Tuesday, September 14, 2010

Sign of the Times

Today I found out that my step-daughter and her husband of 1 year are thinking of calling it quits. She is young, but if you really think about it no matter the age when people get married, it is so rarely - til death us do part. I know I am one to talk having been married 3 times, but I think I may have FINALLY gotten a clue.

So many people of my age and younger are of the instant gratification era. I want it and I want it now and if I'm not happy with that, fine, I'll just go get something/one else.

When I look back, not that I would change anything because I wouldn't, but knowing what I know now about life, chances are I'd still be married to my first husband.

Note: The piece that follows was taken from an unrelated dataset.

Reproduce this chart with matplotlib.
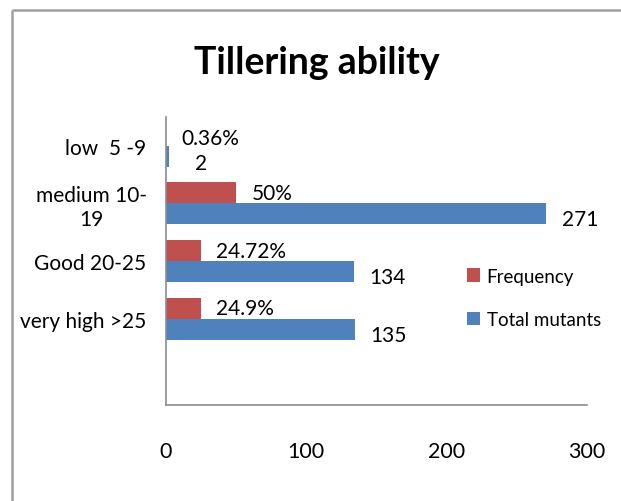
import numpy as np
import matplotlib
matplotlib.use('Agg')
import matplotlib.pyplot as plt
from matplotlib.lines import Line2D

# data
categories = ['low  5 -9', 'medium 10-\n19', 'Good 20-25', 'very high >25', '']
frequency = [0.36, 50, 24.72, 24.9]
freq_labels = ['0.36%', '50%', '24.72%', '24.9%']
total_mutants = [2, 271, 134, 135]
xticks = [0, 100, 200, 300]

red = '#C0504D'
blue = '#4F81BD'
grey = '#8C8C8C'

plt.rcParams['font.family'] = ['Lato', 'DejaVu Sans']

fig = plt.figure(figsize=(6.21, 5.02), dpi=100)
ax = fig.add_axes([0.2673, 0.1912, 0.678, 0.5737])

y = np.arange(len(frequency))
h = 0.365
ax.barh(y - h/2, frequency, height=h, color=red, label='Frequency')
ax.barh(y + h/2, total_mutants, height=h, color=blue, label='Total mutants')

# data labels
for i, (v, s) in enumerate(zip(frequency, freq_labels)):
	dx, dy = 11, 0
	if i == 0:
		dy = -2
	ax.annotate(s, (v, i - h/2), xytext=(dx, dy), textcoords='offset points',
		va='center', ha='left', fontsize=15)
for i, v in enumerate(total_mutants):
	dx, dy = 11, -4
	if i == 0:
		dx, dy = 19, -5
	ax.annotate(str(v), (v, i + h/2), xytext=(dx, dy), textcoords='offset points',
		va='center', ha='left', fontsize=15)

ax.set_xlim(0, 300)
ax.set_ylim(len(categories) - 0.5, -0.5)
ax.set_xticks(xticks)
ax.set_xticklabels([str(t) for t in xticks], fontsize=15.5)
ax.set_yticks(np.arange(len(categories)))
ax.set_yticklabels(categories, fontsize=15, multialignment='center')
ax.tick_params(axis='both', length=0)
ax.tick_params(axis='x', pad=26)
ax.tick_params(axis='y', pad=14)

for side in ['top', 'right']:
	ax.spines[side].set_visible(False)
for side in ['left', 'bottom']:
	ax.spines[side].set_color(grey)
	ax.spines[side].set_linewidth(1.2)

fig.text(0.51, 0.874, 'Tillering ability', ha='center', va='center',
	fontsize=27, fontweight='bold')

ax.legend(loc='center left', bbox_to_anchor=(450/621, 1 - 299/502),
	bbox_transform=fig.transFigure, frameon=False, fontsize=13.5,
	handlelength=0.7, handleheight=0.75, handletextpad=0.35, labelspacing=1.4)

# outer frame (top and left edges only)
fig.add_artist(Line2D([12/621, 12/621], [0, 1 - 11/502], transform=fig.transFigure,
	color='#A0A0A0', lw=1.8, solid_capstyle='butt'))
fig.add_artist(Line2D([12/621, 1], [1 - 11/502, 1 - 11/502], transform=fig.transFigure,
	color='#A0A0A0', lw=1.8, solid_capstyle='butt'))

fig.savefig('out.png', dpi=100)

He is a good man and the only reason I divorced him was because my eye was caught by someone else, and I was so immature that I thought oh this guy will be better. (Side bar: trust me I paid for that mistake!) But in the long run it all worked out, finally.

I think when people approach marriage they need to think deep and hard about what it means - til death do you part. Not until he doesn't take out the garbage, or not until she doesn't cook dinner for a week.

I have come to learn that if I put that person I love before myself, and that person does the same then we are good. I won't have to worry about me because they are and visa versa.

I will say there are several very valid reasons for divorce, if a person is taking advantage of you, or abusing you either physically or emotionally, then you have to go. But if there are just quirks that drive you crazy. Stop and think about compromise.

Each person is an individual and you cannot expect another person to do or even think or feel exactly as you do on all things. Thoughts and feelings about inanimate objects can be compromised. That doesn't mean you have to change the way you feel or think, but maybe now would be a good time to agree to disagree.

And in the courting process, so many of us put forth our very best behavior at all times. Then we get married and we feel, I don't know, maybe safe is the word, and we stop doing that. It is never time to stop being on your best behavior. And honesty is a key to all. Don't say you like something just because they do. If you don't say so, it may not be a deal breaker, but it may be and isn't it better to know now, before you take the big step of marriage?

All I guess I really want to say is take care and be cautious about relationships. Look deeply in your heart and see if this person satisfies all of the needs and desires you have. Do not settle, in the long run it won't work. You are precious and important and you deserve the very best. So take your time and learn all you can about yourself and this other person. There is no shame in saying no if you aren't very close to totally happy.

Let's make marriage a scared event again, let's make til death us do part a true desire in marriage.

So before you take the plunge, ask yourself, is this forever??